┌──

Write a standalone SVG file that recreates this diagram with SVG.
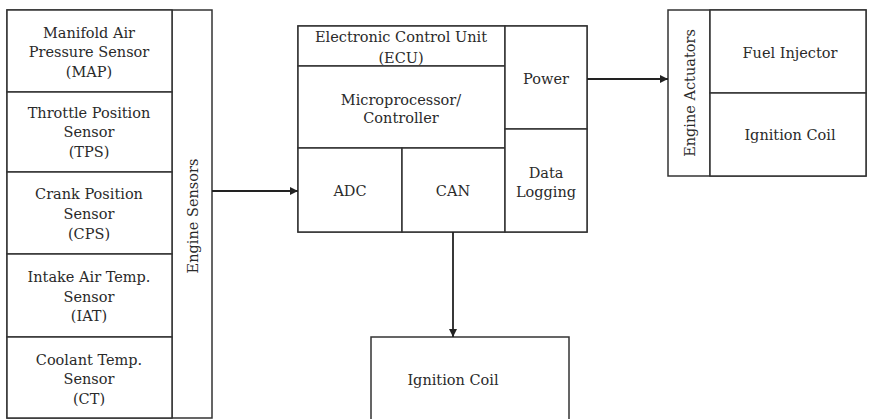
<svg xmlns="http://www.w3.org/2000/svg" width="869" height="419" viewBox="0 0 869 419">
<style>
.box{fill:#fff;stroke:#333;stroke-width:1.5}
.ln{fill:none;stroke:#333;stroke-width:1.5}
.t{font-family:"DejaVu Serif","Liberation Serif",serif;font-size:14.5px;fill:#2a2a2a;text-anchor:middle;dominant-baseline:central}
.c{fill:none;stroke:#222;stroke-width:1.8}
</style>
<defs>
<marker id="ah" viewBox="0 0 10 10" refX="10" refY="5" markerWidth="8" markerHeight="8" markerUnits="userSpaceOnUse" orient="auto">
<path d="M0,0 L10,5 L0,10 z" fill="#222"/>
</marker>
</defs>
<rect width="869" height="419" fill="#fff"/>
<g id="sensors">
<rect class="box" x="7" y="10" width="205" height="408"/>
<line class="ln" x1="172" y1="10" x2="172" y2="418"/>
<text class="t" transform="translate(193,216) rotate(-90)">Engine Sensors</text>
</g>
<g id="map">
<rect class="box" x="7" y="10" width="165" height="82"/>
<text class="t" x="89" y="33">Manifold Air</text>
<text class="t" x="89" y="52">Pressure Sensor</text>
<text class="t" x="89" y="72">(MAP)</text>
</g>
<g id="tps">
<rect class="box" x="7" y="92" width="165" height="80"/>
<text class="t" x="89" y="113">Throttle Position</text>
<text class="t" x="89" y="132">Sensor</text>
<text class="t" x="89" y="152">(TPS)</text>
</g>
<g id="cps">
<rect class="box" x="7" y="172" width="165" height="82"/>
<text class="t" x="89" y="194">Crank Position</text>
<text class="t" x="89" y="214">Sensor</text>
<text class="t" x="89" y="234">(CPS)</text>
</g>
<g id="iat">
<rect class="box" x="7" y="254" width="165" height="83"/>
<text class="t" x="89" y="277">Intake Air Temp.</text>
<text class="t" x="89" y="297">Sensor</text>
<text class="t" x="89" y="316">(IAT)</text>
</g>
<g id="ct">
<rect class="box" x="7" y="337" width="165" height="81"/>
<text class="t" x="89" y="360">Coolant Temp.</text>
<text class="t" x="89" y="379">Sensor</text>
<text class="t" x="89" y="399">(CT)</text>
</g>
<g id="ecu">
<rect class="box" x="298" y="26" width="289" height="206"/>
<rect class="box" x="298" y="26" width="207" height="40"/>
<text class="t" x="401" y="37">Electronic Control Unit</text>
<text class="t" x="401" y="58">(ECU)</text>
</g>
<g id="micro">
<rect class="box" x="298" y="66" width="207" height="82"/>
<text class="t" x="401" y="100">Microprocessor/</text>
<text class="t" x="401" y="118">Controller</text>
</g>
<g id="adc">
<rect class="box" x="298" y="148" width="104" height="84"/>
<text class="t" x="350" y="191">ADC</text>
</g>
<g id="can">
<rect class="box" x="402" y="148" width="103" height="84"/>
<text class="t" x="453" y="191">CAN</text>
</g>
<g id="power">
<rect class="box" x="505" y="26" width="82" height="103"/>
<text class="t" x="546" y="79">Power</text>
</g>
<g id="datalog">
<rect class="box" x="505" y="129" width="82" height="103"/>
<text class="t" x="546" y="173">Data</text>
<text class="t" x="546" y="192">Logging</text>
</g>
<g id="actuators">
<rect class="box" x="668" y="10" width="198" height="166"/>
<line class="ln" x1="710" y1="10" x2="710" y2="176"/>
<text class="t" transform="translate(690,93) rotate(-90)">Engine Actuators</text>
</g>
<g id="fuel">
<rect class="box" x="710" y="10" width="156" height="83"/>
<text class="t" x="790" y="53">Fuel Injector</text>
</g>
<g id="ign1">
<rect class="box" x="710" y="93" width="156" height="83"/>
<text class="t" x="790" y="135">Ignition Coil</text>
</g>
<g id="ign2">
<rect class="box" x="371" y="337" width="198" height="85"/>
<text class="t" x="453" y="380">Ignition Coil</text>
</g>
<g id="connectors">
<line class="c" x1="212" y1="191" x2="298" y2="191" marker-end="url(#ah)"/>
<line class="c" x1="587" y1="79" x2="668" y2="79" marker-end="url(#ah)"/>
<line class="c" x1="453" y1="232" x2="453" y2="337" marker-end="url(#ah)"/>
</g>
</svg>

└──

*SET EXERCISE*
Restate the listing above word for word, and skip the pictures.

*OUTPUT FOR THIS TASK*
Write a standalone SVG file that recreates this diagram with SVG.
<svg xmlns="http://www.w3.org/2000/svg" width="869" height="419" viewBox="0 0 869 419">
<style>
.box{fill:#fff;stroke:#333;stroke-width:1.5}
.ln{fill:none;stroke:#333;stroke-width:1.5}
.t{font-family:"DejaVu Serif","Liberation Serif",serif;font-size:14.5px;fill:#2a2a2a;text-anchor:middle;dominant-baseline:central}
.c{fill:none;stroke:#222;stroke-width:1.8}
</style>
<defs>
<marker id="ah" viewBox="0 0 10 10" refX="10" refY="5" markerWidth="8" markerHeight="8" markerUnits="userSpaceOnUse" orient="auto">
<path d="M0,0 L10,5 L0,10 z" fill="#222"/>
</marker>
</defs>
<rect width="869" height="419" fill="#fff"/>
<g id="sensors">
<rect class="box" x="7" y="10" width="205" height="408"/>
<line class="ln" x1="172" y1="10" x2="172" y2="418"/>
<text class="t" transform="translate(193,216) rotate(-90)">Engine Sensors</text>
</g>
<g id="map">
<rect class="box" x="7" y="10" width="165" height="82"/>
<text class="t" x="89" y="33">Manifold Air</text>
<text class="t" x="89" y="52">Pressure Sensor</text>
<text class="t" x="89" y="72">(MAP)</text>
</g>
<g id="tps">
<rect class="box" x="7" y="92" width="165" height="80"/>
<text class="t" x="89" y="113">Throttle Position</text>
<text class="t" x="89" y="132">Sensor</text>
<text class="t" x="89" y="152">(TPS)</text>
</g>
<g id="cps">
<rect class="box" x="7" y="172" width="165" height="82"/>
<text class="t" x="89" y="194">Crank Position</text>
<text class="t" x="89" y="214">Sensor</text>
<text class="t" x="89" y="234">(CPS)</text>
</g>
<g id="iat">
<rect class="box" x="7" y="254" width="165" height="83"/>
<text class="t" x="89" y="277">Intake Air Temp.</text>
<text class="t" x="89" y="297">Sensor</text>
<text class="t" x="89" y="316">(IAT)</text>
</g>
<g id="ct">
<rect class="box" x="7" y="337" width="165" height="81"/>
<text class="t" x="89" y="360">Coolant Temp.</text>
<text class="t" x="89" y="379">Sensor</text>
<text class="t" x="89" y="399">(CT)</text>
</g>
<g id="ecu">
<rect class="box" x="298" y="26" width="289" height="206"/>
<rect class="box" x="298" y="26" width="207" height="40"/>
<text class="t" x="401" y="37">Electronic Control Unit</text>
<text class="t" x="401" y="58">(ECU)</text>
</g>
<g id="micro">
<rect class="box" x="298" y="66" width="207" height="82"/>
<text class="t" x="401" y="100">Microprocessor/</text>
<text class="t" x="401" y="118">Controller</text>
</g>
<g id="adc">
<rect class="box" x="298" y="148" width="104" height="84"/>
<text class="t" x="350" y="191">ADC</text>
</g>
<g id="can">
<rect class="box" x="402" y="148" width="103" height="84"/>
<text class="t" x="453" y="191">CAN</text>
</g>
<g id="power">
<rect class="box" x="505" y="26" width="82" height="103"/>
<text class="t" x="546" y="79">Power</text>
</g>
<g id="datalog">
<rect class="box" x="505" y="129" width="82" height="103"/>
<text class="t" x="546" y="173">Data</text>
<text class="t" x="546" y="192">Logging</text>
</g>
<g id="actuators">
<rect class="box" x="668" y="10" width="198" height="166"/>
<line class="ln" x1="710" y1="10" x2="710" y2="176"/>
<text class="t" transform="translate(690,93) rotate(-90)">Engine Actuators</text>
</g>
<g id="fuel">
<rect class="box" x="710" y="10" width="156" height="83"/>
<text class="t" x="790" y="53">Fuel Injector</text>
</g>
<g id="ign1">
<rect class="box" x="710" y="93" width="156" height="83"/>
<text class="t" x="790" y="135">Ignition Coil</text>
</g>
<g id="ign2">
<rect class="box" x="371" y="337" width="198" height="85"/>
<text class="t" x="453" y="380">Ignition Coil</text>
</g>
<g id="connectors">
<line class="c" x1="212" y1="191" x2="298" y2="191" marker-end="url(#ah)"/>
<line class="c" x1="587" y1="79" x2="668" y2="79" marker-end="url(#ah)"/>
<line class="c" x1="453" y1="232" x2="453" y2="337" marker-end="url(#ah)"/>
</g>
</svg>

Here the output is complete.